Bild: Kann er durch ein Gesetz gerettet werden? Der Perito Moren-Gletscher in A…
Argentinien schützt seine Gletscher per Gesetz. Damit sei der
südamerikanische Staat "das einzige Land, das ein restriktives Gesetz zum
Schutz der Gletscher hat", resümiert die frühere Abgeordnete und
Gesetzesinitiatorin Marta Maffei. Bereits Ende September hatte der Senat
mit 35 gegen 33 Stimmen für das Gesetz gestimt.
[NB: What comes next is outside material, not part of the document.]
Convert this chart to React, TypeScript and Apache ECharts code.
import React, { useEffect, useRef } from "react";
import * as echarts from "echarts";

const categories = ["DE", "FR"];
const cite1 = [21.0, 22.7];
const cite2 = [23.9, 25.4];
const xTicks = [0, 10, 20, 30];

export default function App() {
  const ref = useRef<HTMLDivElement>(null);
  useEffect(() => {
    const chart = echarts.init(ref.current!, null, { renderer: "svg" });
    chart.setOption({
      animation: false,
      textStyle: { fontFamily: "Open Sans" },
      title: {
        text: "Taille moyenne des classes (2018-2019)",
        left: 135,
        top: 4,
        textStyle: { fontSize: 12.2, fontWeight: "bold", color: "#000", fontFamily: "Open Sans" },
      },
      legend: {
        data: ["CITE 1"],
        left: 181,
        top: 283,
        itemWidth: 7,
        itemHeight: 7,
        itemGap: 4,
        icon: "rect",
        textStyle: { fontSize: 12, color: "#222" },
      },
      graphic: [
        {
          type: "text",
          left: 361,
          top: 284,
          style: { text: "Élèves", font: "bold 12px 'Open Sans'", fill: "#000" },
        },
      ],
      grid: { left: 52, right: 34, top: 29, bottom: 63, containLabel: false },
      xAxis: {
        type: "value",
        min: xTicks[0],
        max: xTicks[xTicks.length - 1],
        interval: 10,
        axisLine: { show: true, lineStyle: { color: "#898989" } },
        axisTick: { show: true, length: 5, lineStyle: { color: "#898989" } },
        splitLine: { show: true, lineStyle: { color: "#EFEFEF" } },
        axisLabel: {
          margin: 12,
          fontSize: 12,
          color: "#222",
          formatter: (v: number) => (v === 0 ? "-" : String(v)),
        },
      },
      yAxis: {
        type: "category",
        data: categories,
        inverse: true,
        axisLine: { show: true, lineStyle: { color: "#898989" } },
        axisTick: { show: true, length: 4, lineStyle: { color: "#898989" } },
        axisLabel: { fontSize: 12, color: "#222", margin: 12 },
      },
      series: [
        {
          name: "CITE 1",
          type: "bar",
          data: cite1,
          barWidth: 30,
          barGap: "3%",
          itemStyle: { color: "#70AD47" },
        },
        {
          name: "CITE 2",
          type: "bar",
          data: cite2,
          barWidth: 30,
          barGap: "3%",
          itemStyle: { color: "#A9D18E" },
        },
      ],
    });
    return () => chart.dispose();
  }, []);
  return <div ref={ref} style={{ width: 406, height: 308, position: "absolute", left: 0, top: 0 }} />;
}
Das Abgeordnetenhaus hatte zuvor bereits mit Mehrheit zugestimmt. Da
Präsidentin Cristina Kirchner angekündigt hatte, kein Veto einzulegen, trat
das Gesetz am 28. Oktober in Kraft.
Es sieht einen umfangreichen Schutz der Gletscher gegen die Ausbeutung von
Bodenschätzen unter den Eismassen durch Bergbau- und Ölfirmen vor sowie
eine Bestandsaufnahme der Anzahl und des Zustandes der als
Trinkwasserversorger und -speicher angesehenen Gletscher. Die seien "extrem
bedroht, nicht nur durch die Wirtschaft sondern auch durch die globale
Erwärmung", sagt Maffei.
Rund 350 Gletscher sollen sich vor allem entlang der Anden von Nord nach
Süd in die Täler schieben. Die Eismassen stellen rund 75 Prozent der
Süßwasserreserven des Landes dar. Schon heute ist vielerorts das Wasser aus
den Quellen durch die beim Tagebau benutzten Chemikalien zum Auswaschen von
Kupfer, Silber und Gold aus den Gesteinsmassen belastet. Nach dem Gesetz
sind nun Arbeiten auf den Eismassen der Gletscher verboten, das bedeutet
praktisch ein Verbot der Suche nach Bodenschätzen wie Gold, Silber oder
Erdöl unter der Eisdecke.
Von dem Gesetz betroffen ist auch die Pascua-Lama-Mine der kanadischen
Bergbaufirma Barrick Gold Corporation. Das binationale Projekt liegt in
einer Höhe von rund 4.000 bis 5.000 Metern auf argentinischen und
chilenischem Territorium. In der zukünftigen Mine der Superlative werden 17
Millionen Unzen Gold und mit knapp 700 Millionen Unzen eines der weltweit
größten Silbervorkommen vermutet. Innerhalb von zehn Jahren sollen daraus
Einnahmen im Wert von 33 Milliarden Dollar erzielt werden.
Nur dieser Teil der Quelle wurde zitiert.